Stronghold Games’ new issue of Crude: the Oil Game is a significant reprint- not only because it is the only official reprint of the original 1974 design, but also because it’s an outstanding game that in some ways represents the missing link between early Sid Sackson-style abstract strategy games and more thematic European family games. And it’s also a really fun, compelling business game to boot with big, chunky plastic oil refineries and volatile economic conditions that precipitate the rise and fall of fortunes.
Crude was somewhat obscure during its original release, probably because there wasn’t quite yet a specific market for this kind of game. It disappeared, but in the late 1980s, a German publisher called Hexagames ran through two printings of an unauthorized version of the game that replaced all of the cardboard chits with plastic pieces and the old artwork with a very, very blue color scheme. They called their version McMulti, and that’s the edition that most gamers today might have seen- if they’ve seen the game at all. Prices for copies went through the roof, particularly as the Eurogame explosion happened and Crude/McMulti was regularly cited as a predecessor to Settlers of Catan.

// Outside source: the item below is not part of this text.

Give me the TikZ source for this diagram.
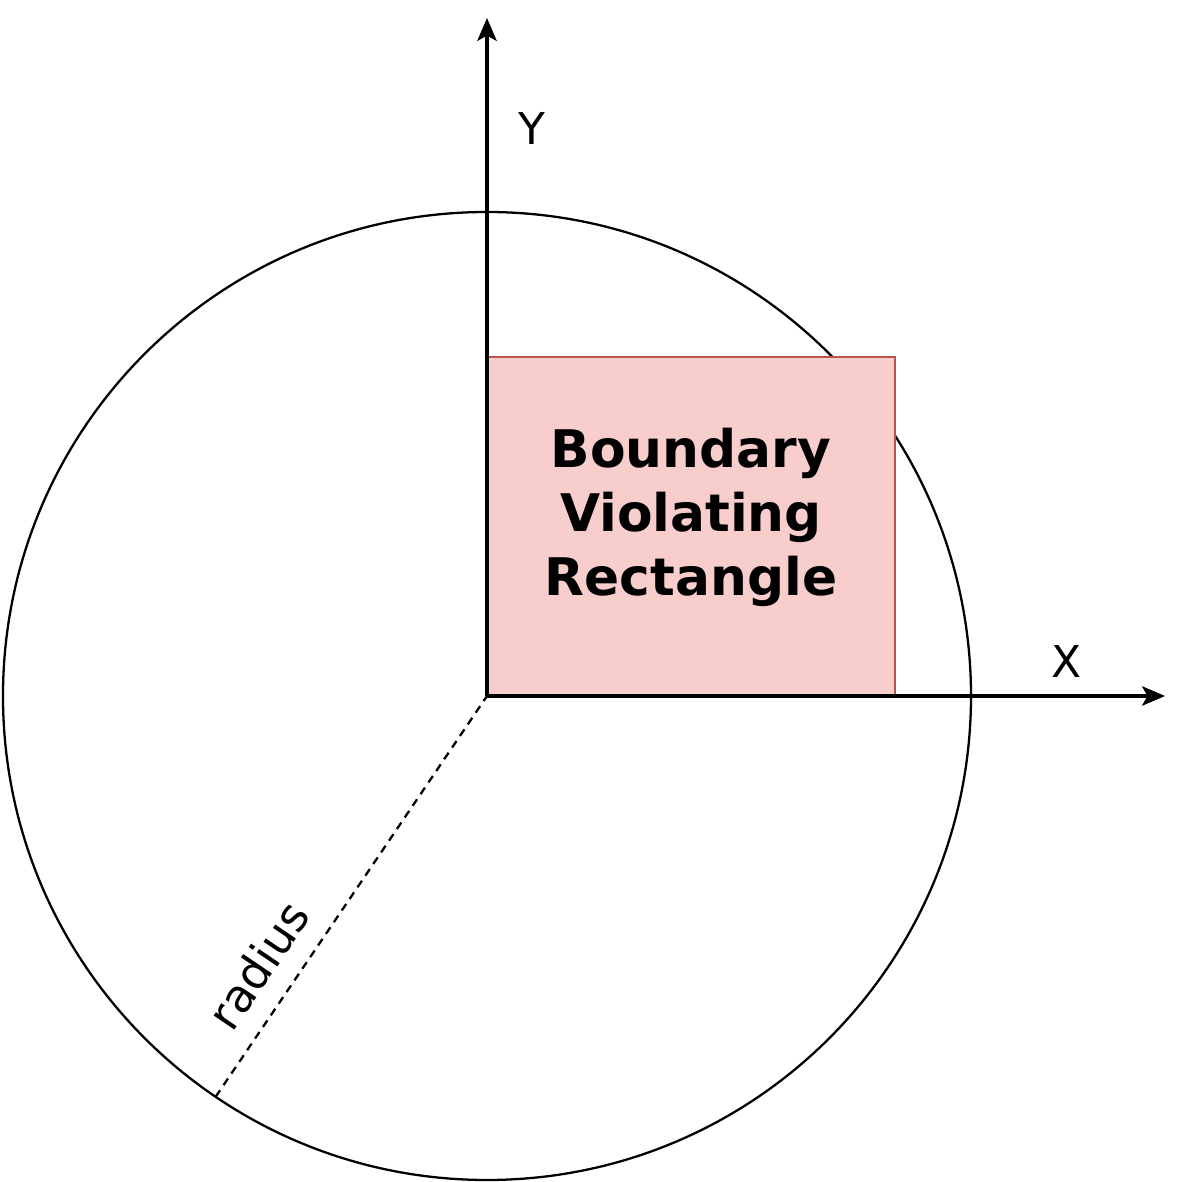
\documentclass[tikz,border=0pt]{standalone}
\usepackage{fontspec}
\setmainfont{DejaVu Sans}
\usetikzlibrary{arrows.meta,calc}
\definecolor{RectFill}{HTML}{F8CECC}
\definecolor{RectLine}{HTML}{B85450}

\begin{document}
\begin{tikzpicture}[
    x=0.02cm,
    y=0.02cm,
    >={Stealth[length=13pt,width=11pt,inset=3pt]},
    axis/.style={
        ->,
        line width=2.1pt
    },
    lbl/.style={
        font=\fontsize{25}{30}\selectfont,
        inner sep=0pt
    },
    box/.style={
        draw=RectLine,
        fill=RectFill,
        line width=1.3pt,
        outer sep=0pt,
        anchor=south west,
        minimum width=8.16cm,
        minimum height=6.78cm
    },
    boxtext/.style={
        align=center,
        font=\fontsize{29.5}{36.4}\selectfont\bfseries
    }
]

\useasboundingbox (-487,-486) rectangle (699,696);

\coordinate (O) at (0,0);
\coordinate (ytip) at (0,678);
\coordinate (xtip) at (678,0);
\coordinate (rend) at (235.9:484);

% circle of given radius round the origin
\draw[line width=1.3pt] (O) circle[radius=484];

\node[box] (viol) at (O) {};
\node[boxtext] (violtxt) at ($(viol.center)+(0,9)$) {Boundary\\Violating\\Rectangle};

\draw[dash pattern=on 4.5pt off 3.5pt, line width=1.3pt] (rend) -- (O);
\node[lbl, font=\fontsize{26}{30}\selectfont, rotate=55.9] (radlbl) at (-229,-269) {radius};

% axes
\draw[axis] (O) -- (ytip);
\draw[axis] (O) -- (xtip);
\node[lbl] (ylbl) at (45,567) {Y};
\node[lbl] (xlbl) at (580,35) {X};

\end{tikzpicture}
\end{document}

Each player represents an oil tycoon, setting out with $200 million and a 6×6 grid upon which drilling sites, refineries, wells, and gas stations will be placed. The goal is to turn that $200 million seed into $750 million by buying low, selling high, and reacting to market demands. On each turn, a player has the option to buy or sell to either a foreign or domestic market with values automatically adjusted to reflect surplus or demand based on the quantity of oil barrels on each chart. Two standard six-sided dice are rolled, and these give a sort of coordinate to determine which space or spaces are activated. What’s more, the player on the left gets to activate based on one of the dice, and the player on the right does the same but using the die placed on the other side of the grid- see the Settlers resemblance?
So your sites can strike oil if they get hit by both dice, your wells produce black crude barrels, your refineries convert a crude barrel into a red gasoline barrel, and your gas stations let you sell gas barrels to a fluctuating consumer market. It’s a simple process with only two resources- a raw material and a finished product. Crude is one of the first games I know of where converting one resource into another is a defining mechanic.
Purchasing assets is particularly interesting because the values changes. During some economic climates, they may cost more or less. You might find yourself needing to purchase refineries to handle a surplus of crude, but hamstrung by a bad economy that’s made them too costly to be profitable. Economic conditions change based on a die-driven timer that counts the differential between the player’s die roll, so a sudden change can occur before you know it. What’s especially interesting is that each economic climate card is geared toward positive or negative growth, so it’s possible to do a little forecasting and speculation.
Add in some doubles-activated event cards, some of which can have a devastating financial impact on the unprepared players, you’ve got the makings of a simple but challenging business game. It’s definitely a game about gambling, speculating, and taking measured risks. Although direct player interaction is low and it’s a fairly abstract game, the narrative resides in these rising and falling fortunes and both strategic and tactical decision-making. I love that everything in the game can be sold for a profit- it’s even possible to liquidate your facilities if the economic conditions change and their aftermarket resale value goes up. Another thing I love about it is that it’s a game that lets you completely shift gears and try a different approach- adaptability is a key skill.
Crude definitely feels like a descendant of Acquire and a direct antecedent of Settlers or even more complex economic games like Power Grid, and that makes this something of a surprising design for 1974. It was a design ahead of its time, but it remains very accessible, playable, and appealing. Its present availability thanks to Stephen Bunocore and Stronghold Games is enough to earn Crude the highest praise, but the caveats are that the production is probably a little too stodgy-looking, it can be a fairly long (and sometimes repetitive) game, and you really want to have four players to capture the full dynamic of the crossover production rolls and market cycles.
It’s also worth noting that the game’s original designer, James St. Laurent, was directly involved with the new edition of Crude until he passed away last year. He never published another design. Maybe a one hit wonder, but that one hit is a significant one and a great, modern business game that may finally get the wider attention it deserves.